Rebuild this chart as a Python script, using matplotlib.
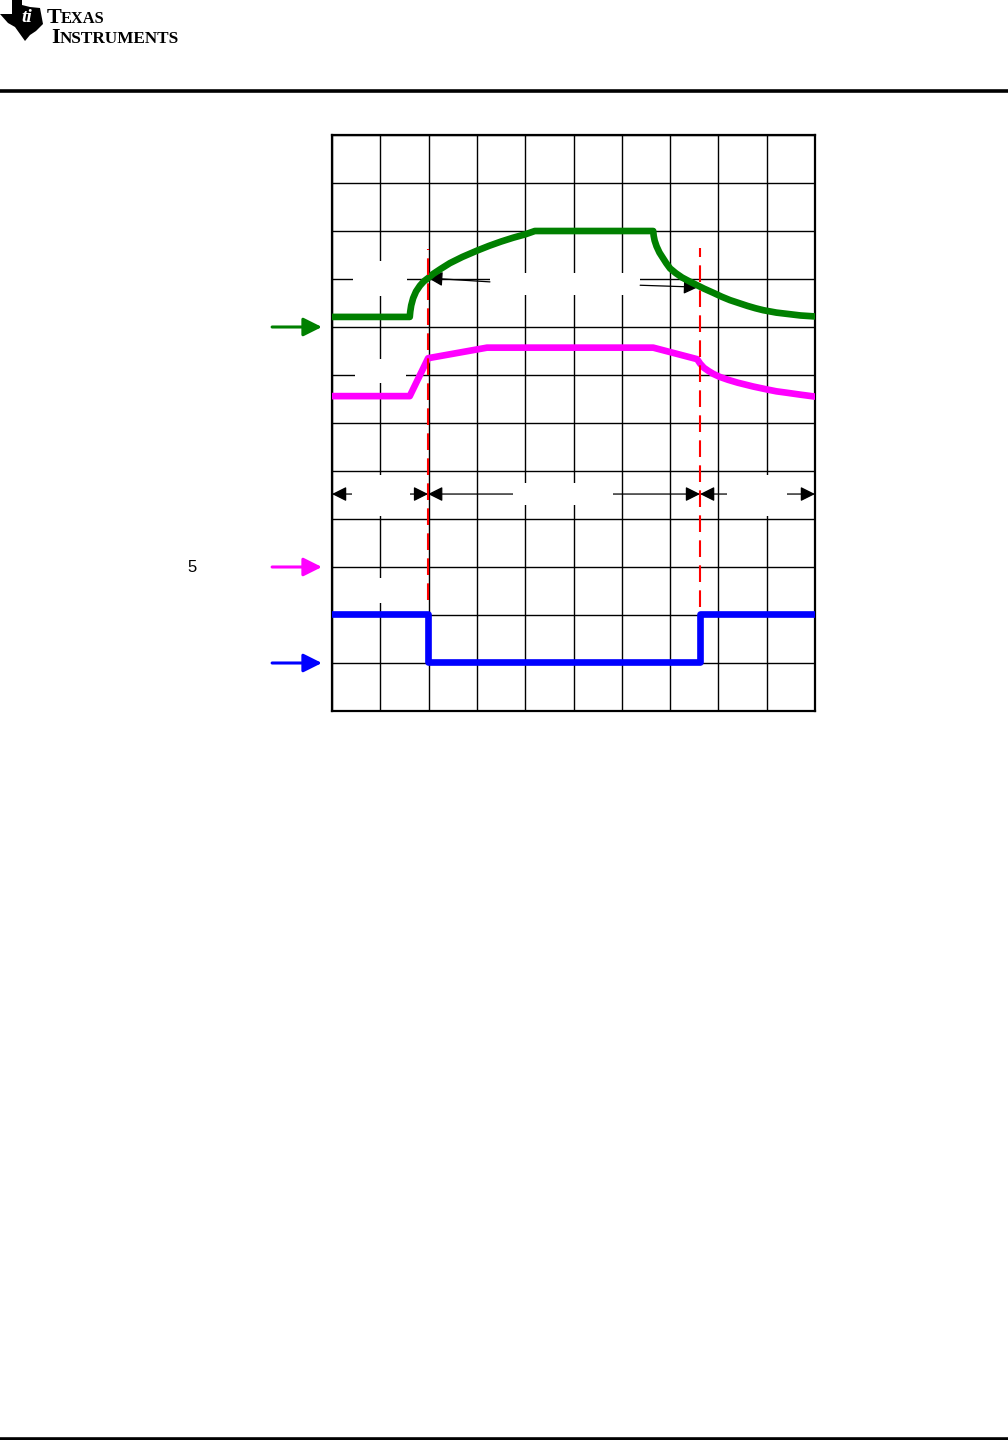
import matplotlib
matplotlib.use('Agg')
import matplotlib.pyplot as plt
from matplotlib.patches import Rectangle, Polygon
from matplotlib.lines import Line2D

plt.rcParams['font.family'] = ['Liberation Sans', 'DejaVu Sans']

# Traces (x in grid divisions, y in grid divisions from the bottom)
green_x = [0, 1.61, 1.62, 1.64, 1.68, 1.74, 1.82, 1.9, 1.99, 2.1, 2.25, 2.44, 2.7,
           3.0, 3.25, 3.5, 3.75, 4.0, 4.2,
           6.65, 6.66, 6.68, 6.72, 6.78, 6.85, 6.92, 7.0, 7.12, 7.25, 7.4, 7.54,
           7.7, 7.9, 8.07, 8.24, 8.42, 8.6, 8.77, 8.93, 9.2, 9.45, 9.7, 10.0]
green_y = [8.21, 8.21, 8.32, 8.45, 8.60, 8.74, 8.86, 8.95, 9.02, 9.11, 9.21, 9.33, 9.46,
           9.59, 9.69, 9.78, 9.86, 9.93, 10.0,
           10.0, 9.9, 9.8, 9.68, 9.55, 9.44, 9.33, 9.22, 9.12, 9.03, 8.95, 8.88,
           8.80, 8.71, 8.63, 8.56, 8.50, 8.44, 8.39, 8.35, 8.30, 8.27, 8.24, 8.22]

magenta_x = [0, 1.61, 1.99, 3.21, 6.65, 7.56, 7.62, 7.7, 7.8, 7.9, 8.03, 8.2, 8.4,
             8.6, 8.72, 9.0, 9.2, 9.42, 9.7, 10.0]
magenta_y = [6.56, 6.56, 7.35, 7.57, 7.57, 7.33, 7.24, 7.15, 7.08, 7.02, 6.96, 6.90, 6.84,
             6.79, 6.76, 6.70, 6.66, 6.63, 6.59, 6.55]

blue_x = [0, 1.99, 1.99, 7.62, 7.62, 10.0]
blue_y = [2.02, 2.02, 1.03, 1.03, 2.02, 2.02]

# Cursor positions (red dashed) and their vertical extent
cursor_x = [1.99, 7.62]
cursor_bottom = [2.31, 2.17]
cursor_top = [9.63, 9.65]

# Channel ground markers on the left
ground_levels = [8.0, 3.0, 1.0]
ground_colors = ['#008000', '#FF00FF', '#0000FF']

# Interval arrows row
interval_edges = [0, 1.99, 7.62, 10.0]
interval_y = 4.52

# Label boxes (text not visible, only the white background)
label_boxes = [(0.43, 8.65, 1.12, 0.73), (0.48, 6.83, 1.05, 0.50),
               (3.27, 8.67, 3.11, 0.46), (0.41, 4.06, 1.20, 0.86),
               (3.75, 4.29, 2.07, 0.46), (8.18, 4.06, 1.24, 0.86),
               (0.60, 2.25, 0.80, 0.52)]

W, H = 1008, 1440


def fx(px):
    return px / W


def fy(py):
    return 1 - py / H


fig = plt.figure(figsize=(10.08, 14.4), dpi=100)

# Header / footer rules
fig.add_artist(Line2D([0, 1], [fy(91), fy(91)], color='black', lw=2.6))
fig.add_artist(Line2D([0, 1], [fy(1438.5), fy(1438.5)], color='black', lw=2.6))

# TI logo (rough)
logo = [(12, 0), (22, 0), (22, 5), (30, 7), (40, 8), (43, 24), (36, 31), (30, 35),
        (25, 41), (20, 34), (15, 27), (8, 23), (0, 14), (12, 14)]
fig.add_artist(Polygon([(fx(x), fy(y)) for x, y in logo], closed=True,
                       facecolor='black', edgecolor='none', transform=fig.transFigure))
fig.text(fx(27), fy(18), 'ti', color='white', fontsize=14, fontweight='bold',
         fontstyle='italic', ha='center', va='center', family='Liberation Serif')
fig.text(fx(47), fy(23), 'T', fontsize=16, fontweight='bold', va='baseline',
         family='Liberation Serif')
fig.text(fx(61), fy(23), 'EXAS', fontsize=11.8, fontweight='bold', va='baseline',
         family='Liberation Serif')
fig.text(fx(51.5), fy(43), 'I', fontsize=16, fontweight='bold', va='baseline',
         family='Liberation Serif')
fig.text(fx(60), fy(43), 'NSTRUMENTS', fontsize=12.3, fontweight='bold', va='baseline',
         family='Liberation Serif')

ax = fig.add_axes([fx(332), fy(711), fx(815) - fx(332), fy(135) - fy(711)])
ax.set_xlim(0, 10)
ax.set_ylim(0, 12)
ax.set_xticks(range(11))
ax.set_yticks(range(13))
ax.tick_params(length=0, labelbottom=False, labelleft=False)
ax.grid(True, color='black', lw=1.0)
ax.set_axisbelow(True)
for s in ax.spines.values():
    s.set_linewidth(1.6)

# white label backgrounds
for x0, y0, w, h in label_boxes:
    ax.add_patch(Rectangle((x0, y0), w, h, facecolor='white', edgecolor='none', zorder=2))

# traces
ax.plot(green_x, green_y, color='#008000', lw=4.8, zorder=4, solid_joinstyle='round')
ax.plot(magenta_x, magenta_y, color='#FF00FF', lw=4.8, zorder=4, solid_joinstyle='round')
ax.plot(blue_x, blue_y, color='#0000FF', lw=4.8, zorder=4)

# cursors
for cx, cb, ct in zip(cursor_x, cursor_bottom, cursor_top):
    ax.plot([cx, cx], [cb, ct], color='#FF0000', lw=1.5, ls=(0, (8, 4)), zorder=5)

# interval arrows
for a, b in zip(interval_edges[:-1], interval_edges[1:]):
    ax.annotate('', xy=(b, interval_y), xytext=(a, interval_y),
                arrowprops=dict(arrowstyle='<|-|>', color='black', lw=0.9,
                                mutation_scale=22, shrinkA=0, shrinkB=0), zorder=1.5)

# pointer arrows to the green trace
ax.annotate('', xy=(1.99, 9.02), xytext=(3.27, 8.94),
            arrowprops=dict(arrowstyle='-|>', color='black', lw=0.9,
                            mutation_scale=22, shrinkA=0, shrinkB=0))
ax.annotate('', xy=(7.58, 8.83), xytext=(6.38, 8.87),
            arrowprops=dict(arrowstyle='-|>', color='black', lw=0.9,
                            mutation_scale=22, shrinkA=0, shrinkB=0))

# ground markers
for gy, gc in zip(ground_levels, ground_colors):
    ax.annotate('', xy=(-0.21, gy), xytext=(-1.24, gy), annotation_clip=False,
                arrowprops=dict(arrowstyle='-|>', color=gc, lw=2.2,
                                mutation_scale=28, shrinkA=0, shrinkB=0))

ax.text(-2.9, 3.0, '5', fontsize=12, ha='center', va='center', clip_on=False)

fig.savefig('out.png', dpi=100)
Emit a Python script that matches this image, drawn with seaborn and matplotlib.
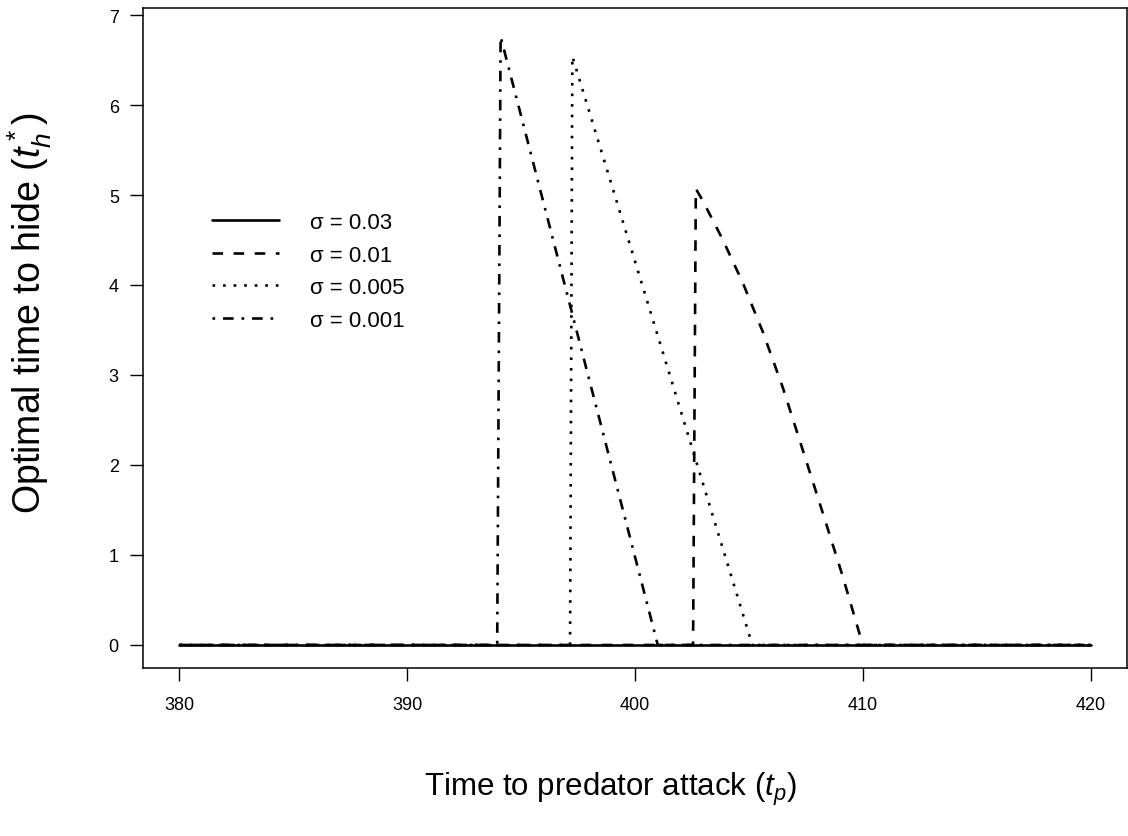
import matplotlib
matplotlib.use('Agg')

import seaborn as sns
import matplotlib.pyplot as plt

# values (breakpoints of each curve)
x_s003 = [380, 420]
y_s003 = [0, 0]

x_s001 = [380, 402.55, 402.67, 402.99, 403.86, 404.74, 405.61, 406.49, 407.36, 408.24, 409.11, 410.0, 420]
y_s001 = [0, 0, 5.07, 4.93, 4.50, 4.02, 3.48, 2.86, 2.17, 1.47, 0.77, 0, 0]

x_s0005 = [380, 397.15, 397.25, 405.15, 420]
y_s0005 = [0, 0, 6.54, 0, 0]

x_s0001 = [380, 393.95, 394.1, 401.0, 420]
y_s0001 = [0, 0, 6.76, 0, 0]

labels = ["σ = 0.03", "σ = 0.01", "σ = 0.005", "σ = 0.001"]
x_ticks = [380, 390, 400, 410, 420]
y_ticks = [0, 1, 2, 3, 4, 5, 6, 7]

sns.set_style("ticks")
plt.rcParams['font.family'] = ['Liberation Sans', 'DejaVu Sans']
plt.rcParams['mathtext.fontset'] = 'custom'
plt.rcParams['mathtext.rm'] = 'Liberation Sans'
plt.rcParams['mathtext.it'] = 'Liberation Sans:italic'
for k in ['text.color', 'axes.labelcolor', 'xtick.color', 'ytick.color', 'axes.edgecolor']:
    plt.rcParams[k] = 'black'

fig = plt.figure(figsize=(11.28, 8.37), dpi=100)
ax = fig.add_axes([143 / 1128, 1 - 669 / 837, 984 / 1128, 660 / 837])

styles = ['-', (0, (4, 4)), (0, (1, 3)), (0, (1, 3, 4, 3))]
series = [(x_s003, y_s003), (x_s001, y_s001), (x_s0005, y_s0005), (x_s0001, y_s0001)]
for (xs, ys), ls, lab in zip(series, styles, labels):
    sns.lineplot(x=xs, y=ys, ax=ax, color='black', linestyle=ls, linewidth=1.9,
                 label=lab, sort=False, estimator=None)

ax.set_xlim(378.4, 421.6)
ax.set_ylim(-0.256, 7.078)
ax.set_xticks(x_ticks)
ax.set_yticks(y_ticks)
ax.tick_params(direction='out', length=9.4, width=1.0, labelsize=13, color='black')
ax.tick_params(axis='x', pad=11)
ax.tick_params(axis='y', pad=8)
for sp in ax.spines.values():
    sp.set_visible(True)
    sp.set_linewidth(1.1)
    sp.set_color('black')

ax.set_xlabel(r"Time to predator attack $(t_p)$", fontsize=22.5)
ax.set_ylabel(r"Optimal time to hide $(t_h^*)$", fontsize=27)
ax.xaxis.label.set_va('center')
ax.yaxis.label.set_va('center')
ax.xaxis.set_label_coords(0.4746, -0.183)
ax.yaxis.set_label_coords(-0.115, 0.539)

leg = ax.legend(loc='upper left', bbox_to_anchor=(69 / 984, (669 - 213) / 660),
                frameon=False, fontsize=16, handlelength=3.0, handletextpad=1.4,
                labelspacing=0.52, borderpad=0, borderaxespad=0)

plt.savefig('out.png', dpi=100)
plt.close('all')
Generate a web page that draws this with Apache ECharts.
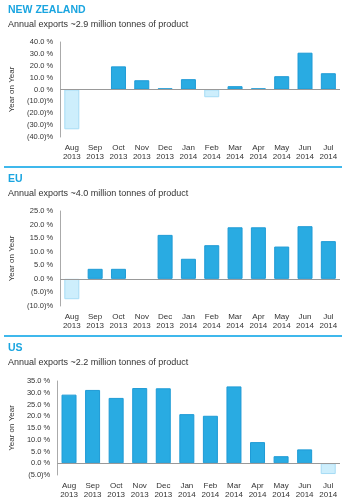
================================
Leave the pictures out, and restate exactly the lines from the start of the records through the one that contains "interval_y = 4.52".

◆ SOLVED PROBLEM:
Rebuild this chart as a Python script, using matplotlib.
import matplotlib
matplotlib.use('Agg')
import matplotlib.pyplot as plt
from matplotlib.patches import Rectangle, Polygon
from matplotlib.lines import Line2D

plt.rcParams['font.family'] = ['Liberation Sans', 'DejaVu Sans']

# Traces (x in grid divisions, y in grid divisions from the bottom)
green_x = [0, 1.61, 1.62, 1.64, 1.68, 1.74, 1.82, 1.9, 1.99, 2.1, 2.25, 2.44, 2.7,
           3.0, 3.25, 3.5, 3.75, 4.0, 4.2,
           6.65, 6.66, 6.68, 6.72, 6.78, 6.85, 6.92, 7.0, 7.12, 7.25, 7.4, 7.54,
           7.7, 7.9, 8.07, 8.24, 8.42, 8.6, 8.77, 8.93, 9.2, 9.45, 9.7, 10.0]
green_y = [8.21, 8.21, 8.32, 8.45, 8.60, 8.74, 8.86, 8.95, 9.02, 9.11, 9.21, 9.33, 9.46,
           9.59, 9.69, 9.78, 9.86, 9.93, 10.0,
           10.0, 9.9, 9.8, 9.68, 9.55, 9.44, 9.33, 9.22, 9.12, 9.03, 8.95, 8.88,
           8.80, 8.71, 8.63, 8.56, 8.50, 8.44, 8.39, 8.35, 8.30, 8.27, 8.24, 8.22]

magenta_x = [0, 1.61, 1.99, 3.21, 6.65, 7.56, 7.62, 7.7, 7.8, 7.9, 8.03, 8.2, 8.4,
             8.6, 8.72, 9.0, 9.2, 9.42, 9.7, 10.0]
magenta_y = [6.56, 6.56, 7.35, 7.57, 7.57, 7.33, 7.24, 7.15, 7.08, 7.02, 6.96, 6.90, 6.84,
             6.79, 6.76, 6.70, 6.66, 6.63, 6.59, 6.55]

blue_x = [0, 1.99, 1.99, 7.62, 7.62, 10.0]
blue_y = [2.02, 2.02, 1.03, 1.03, 2.02, 2.02]

# Cursor positions (red dashed) and their vertical extent
cursor_x = [1.99, 7.62]
cursor_bottom = [2.31, 2.17]
cursor_top = [9.63, 9.65]

# Channel ground markers on the left
ground_levels = [8.0, 3.0, 1.0]
ground_colors = ['#008000', '#FF00FF', '#0000FF']

# Interval arrows row
interval_edges = [0, 1.99, 7.62, 10.0]
interval_y = 4.52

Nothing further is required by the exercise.